В голову пришла отчаянная мысль пойти на стройку рабочим. Там, как я рассчитывал, через пару лет мне дадут жилье, я поступлю на заочное отделение инженерно-строительного института и как-то налажу свою жизнь. Собрал документы и пошел в СМУ – строительно-монтажное управление, но, когда я пришел в эту контору, там был обед и мне сказали прийти через час. Но второй раз отправиться туда у меня уже не хватило духу…
Тогда я выбрал другой путь. Взял телефонную книгу, открыл на странице «проектные и научно-исследовательские институты» и начал названивать во все учреждения по очереди: не требуется ли где технический переводчик.

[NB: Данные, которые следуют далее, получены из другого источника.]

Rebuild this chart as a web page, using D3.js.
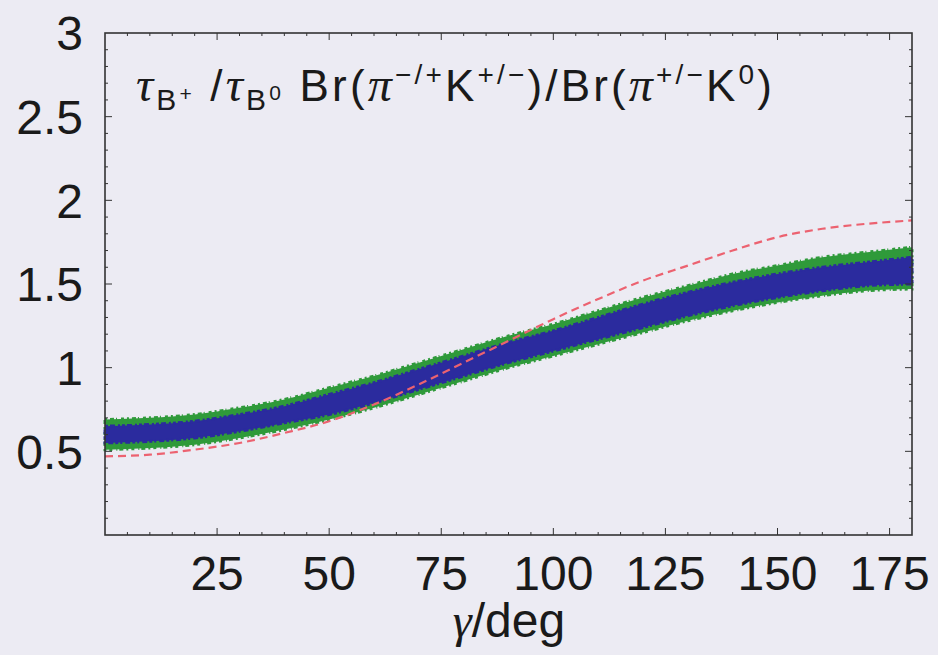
<!DOCTYPE html>
<html>
<head>
<meta charset="utf-8">
<script src="https://cdn.jsdelivr.net/npm/d3@7"></script>
<style>
  html, body { margin: 0; padding: 0; background: #ecebf3; }
  svg { display: block; }
  .lbl { font-family: 'Liberation Sans', Arial, sans-serif; fill: #1a1a1a; }
</style>
</head>
<body>
<script>
// gamma grid (deg) and values
const gamma = [0, 10, 20, 30, 40, 50, 60, 70, 80, 90, 100, 110, 120, 130, 140, 150, 160, 170, 180]
const greenLo = [0.51, 0.52, 0.54, 0.58, 0.63, 0.69, 0.76, 0.84, 0.92, 1.00, 1.07, 1.14, 1.21, 1.28, 1.34, 1.39, 1.43, 1.46, 1.47]
const greenHi = [0.69, 0.70, 0.72, 0.76, 0.81, 0.88, 0.95, 1.03, 1.11, 1.19, 1.26, 1.34, 1.42, 1.49, 1.56, 1.61, 1.66, 1.69, 1.72]
const blueLo = [0.55, 0.56, 0.58, 0.62, 0.67, 0.72, 0.79, 0.87, 0.95, 1.03, 1.10, 1.17, 1.24, 1.31, 1.37, 1.42, 1.46, 1.49, 1.50]
const blueHi = [0.65, 0.66, 0.68, 0.72, 0.77, 0.84, 0.91, 0.99, 1.07, 1.15, 1.22, 1.30, 1.38, 1.45, 1.51, 1.56, 1.60, 1.63, 1.66]
const redCurve = [0.47, 0.48, 0.51, 0.55, 0.61, 0.68, 0.78, 0.90, 1.03, 1.16, 1.29, 1.41, 1.52, 1.61, 1.70, 1.78, 1.83, 1.86, 1.88]

const xTicks = [25, 50, 75, 100, 125, 150, 175]
const yTicks = [0.5, 1, 1.5, 2, 2.5, 3]

const width = 938
const height = 655
const margin = { top: 33, right: 26, bottom: 120, left: 105 }

const svg = d3.select('body').append('svg')
  .attr('width', width)
  .attr('height', height)

const x = d3.scaleLinear().domain([0, 180]).range([margin.left, width - margin.right])
const y = d3.scaleLinear().domain([0, 3]).range([height - margin.bottom, margin.top])

const rows = gamma.map((g, i) => ({
  g,
  gl: greenLo[i],
  gh: greenHi[i],
  bl: blueLo[i],
  bh: blueHi[i],
  r: redCurve[i]
}))

const plot = svg.append('g')

// green scatter band (ragged edge via dashed outline)
plot.append('path')
  .datum(rows)
  .attr('fill', '#2f9a3a')
  .attr('stroke', '#2f9a3a')
  .attr('stroke-width', 3)
  .attr('stroke-dasharray', '2 3 4 2 1 4 3 3')
  .attr('d', d3.area().x(d => x(d.g)).y0(d => y(d.gl)).y1(d => y(d.gh)).curve(d3.curveMonotoneX))

// blue scatter band
plot.append('path')
  .datum(rows)
  .attr('fill', '#2b2b9e')
  .attr('stroke', '#2b2b9e')
  .attr('stroke-width', 3)
  .attr('stroke-dasharray', '3 2 5 3 2 2')
  .attr('d', d3.area().x(d => x(d.g)).y0(d => y(d.bl)).y1(d => y(d.bh)).curve(d3.curveMonotoneX))

// red dashed reference curve
plot.append('path')
  .datum(rows)
  .attr('fill', 'none')
  .attr('stroke', '#ec6270')
  .attr('stroke-width', 2.2)
  .attr('stroke-dasharray', '8 5')
  .attr('d', d3.line().x(d => x(d.g)).y(d => y(d.r)).curve(d3.curveMonotoneX))

// frame with inward ticks on all four sides
const frame = svg.append('g').attr('stroke', '#333').attr('fill', 'none')

frame.append('rect')
  .attr('x', x(0))
  .attr('y', y(3))
  .attr('width', x(180) - x(0))
  .attr('height', y(0) - y(3))
  .attr('stroke-width', 1.6)

const xMinor = d3.range(5, 180, 5)
const yMinor = d3.range(0.1, 3, 0.1)

xMinor.forEach(v => {
  const len = v % 25 === 0 ? 7 : 3
  frame.append('line').attr('x1', x(v)).attr('x2', x(v)).attr('y1', y(0)).attr('y2', y(0) - len).attr('stroke-width', 1)
  frame.append('line').attr('x1', x(v)).attr('x2', x(v)).attr('y1', y(3)).attr('y2', y(3) + len).attr('stroke-width', 1)
})

yMinor.forEach(v => {
  const major = Math.abs(v * 2 - Math.round(v * 2)) < 1e-6
  const len = major ? 7 : 3
  frame.append('line').attr('x1', x(0)).attr('x2', x(0) + len).attr('y1', y(v)).attr('y2', y(v)).attr('stroke-width', 1)
  frame.append('line').attr('x1', x(180)).attr('x2', x(180) - len).attr('y1', y(v)).attr('y2', y(v)).attr('stroke-width', 1)
})

// tick labels
svg.append('g').selectAll('text')
  .data(xTicks)
  .join('text')
  .attr('class', 'lbl')
  .attr('x', d => x(d))
  .attr('y', y(0) + 55)
  .attr('text-anchor', 'middle')
  .attr('font-size', 48)
  .text(d => d)

svg.append('g').selectAll('text')
  .data(yTicks)
  .join('text')
  .attr('class', 'lbl')
  .attr('x', 83)
  .attr('y', d => y(d))
  .attr('dy', '0.36em')
  .attr('text-anchor', 'end')
  .attr('font-size', 48)
  .text(d => d)

// axis title
const xt = svg.append('text')
  .attr('class', 'lbl')
  .attr('x', 509)
  .attr('y', 637)
  .attr('text-anchor', 'middle')
  .attr('font-size', 48)
xt.append('tspan').attr('font-family', "'Liberation Serif', serif").attr('font-style', 'italic').text('γ')
xt.append('tspan').text('/deg')

// in-plot formula label
const serif = "'Liberation Serif', serif"
const parts = [
  { t: 'τ', s: 48, o: 0, f: serif, i: true },
  { t: 'B', s: 30, o: 9 },
  { t: '+', s: 21, o: 0 },
  { t: ' /', s: 44, o: 0 },
  { t: 'τ', s: 48, o: 0, f: serif, i: true },
  { t: 'B', s: 30, o: 9 },
  { t: '0', s: 21, o: -1 },
  { t: '  Br(', s: 44, o: 0 },
  { t: 'π', s: 48, o: 0, f: serif, i: true },
  { t: '−/+', s: 28, o: -17 },
  { t: 'K', s: 44, o: 0 },
  { t: '+/−', s: 28, o: -17 },
  { t: ')/Br(', s: 44, o: 0 },
  { t: 'π', s: 48, o: 0, f: serif, i: true },
  { t: '+/−', s: 28, o: -17 },
  { t: 'K', s: 44, o: 0 },
  { t: '0', s: 28, o: -17 },
  { t: ')', s: 44, o: 0 }
]

const title = svg.append('text')
  .attr('class', 'lbl')
  .attr('x', 136)
  .attr('y', 101)
  .attr('font-size', 44)
  .attr('textLength', 636)
  .attr('lengthAdjust', 'spacing')

let prev = 0
parts.forEach(p => {
  const ts = title.append('tspan')
    .attr('font-size', p.s)
    .attr('dy', p.o - prev)
    .text(p.t)
  if (p.f) ts.attr('font-family', p.f)
  if (p.i) ts.attr('font-style', 'italic')
  prev = p.o
})
</script>
</body>
</html>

После того, как я услышал полтора десятка отказов, я натолкнулся на институт «Гипроречтранс», и неожиданно услышал «Зайдите». В тот же день я оказался в старом складском здании недалеко от Апраксина двора, где меня принял весьма респектабельный начальник технического отдела Георгий Маркович Лепский с явными признаками семитского происхождения. Он объяснил ситуацию.
- Вообще у нас есть переводчица, но она в декрете. И накопилось много работы. Если хотите, можем взять вас на временную работу, на два месяца.
О чем еще я мог мечтать? Тем более, на постоянную работу я и права не имел. Дело в том, что мой папа после того, как меня лишили прописки, прибег к своему традиционному способу борьбы за права – свои и своих близких. Он снова начал писать письма в высокие инстанции. К счастью, тогда готовились к выборам в Верховный Совет, и власти старались по пустякам не раздражать избирателей. Где-то в феврале меня вызвали в исполком и дали прописку на полгода, и вот теперь моя временная работа как нельзя лучше гармонировала с моей временной пропиской.
Так я начал свою карьеру на новом поприще в звании старшего техника в техническом отделе института проектирования на речном транспорте «Гипроречтранс». Гуд бай, филология!